A bench comprising Justice B.V. Nagarathna and Justice N.K. Singh affirmed the Sikkim High Court’s findings and dismissed the Union Government’s appeal.

The Court held that the relationship between lottery distributors and the State of Sikkim is principal-to-principal, not principal-to-agent. As a result, service tax could not be levied on lottery distributors, as they were not rendering any service to the State.

“There being no agency, no service is rendered by the respondent-assessees herein as an agent to the Government of Sikkim. Service tax is not leviable on the transactions between the purchaser of the lottery tickets and the Government of Sikkim,” Justice Nagarathna stated while delivering the operative portion of the judgment.

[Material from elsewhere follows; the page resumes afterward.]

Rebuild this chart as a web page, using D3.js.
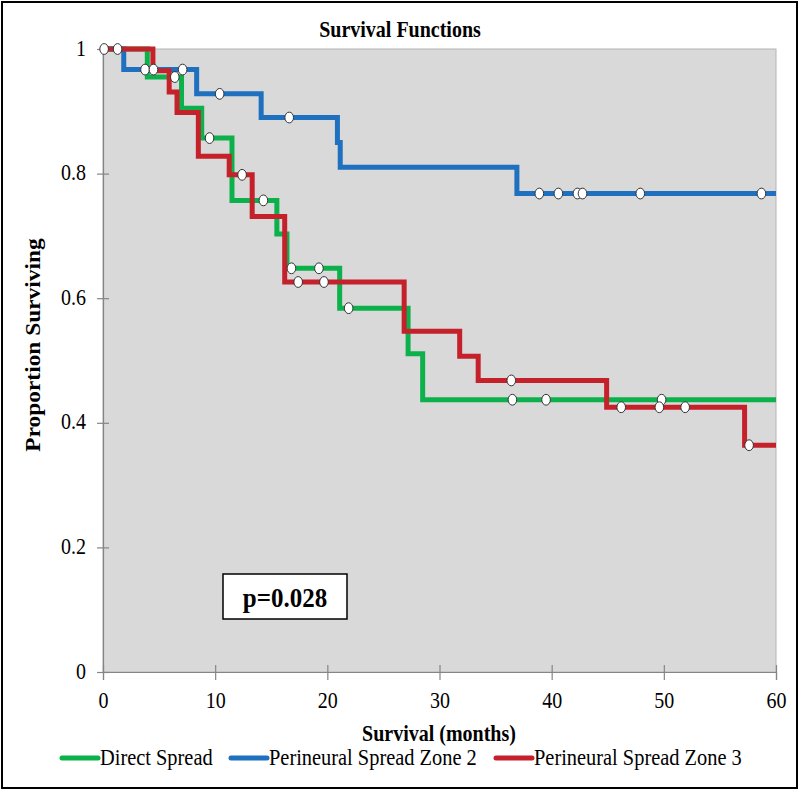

The bench also reiterated that the activity of promotion, marketing, or organizing games of chance, including lotteries, is covered under “betting and gambling” in Entry 62 of the State List, making the State Legislature the only competent authority to levy tax on such activities.

The Supreme Court’s verdict follows the precedent set in K. Arumugham v. Union of India (2024), where it was held that the sale of lottery tickets by State Governments is an activity for revenue generation and does not constitute a service-attracting service tax liability. However, the respondents will remain liable to pay gambling tax imposed by the State under Entry 62 of List II.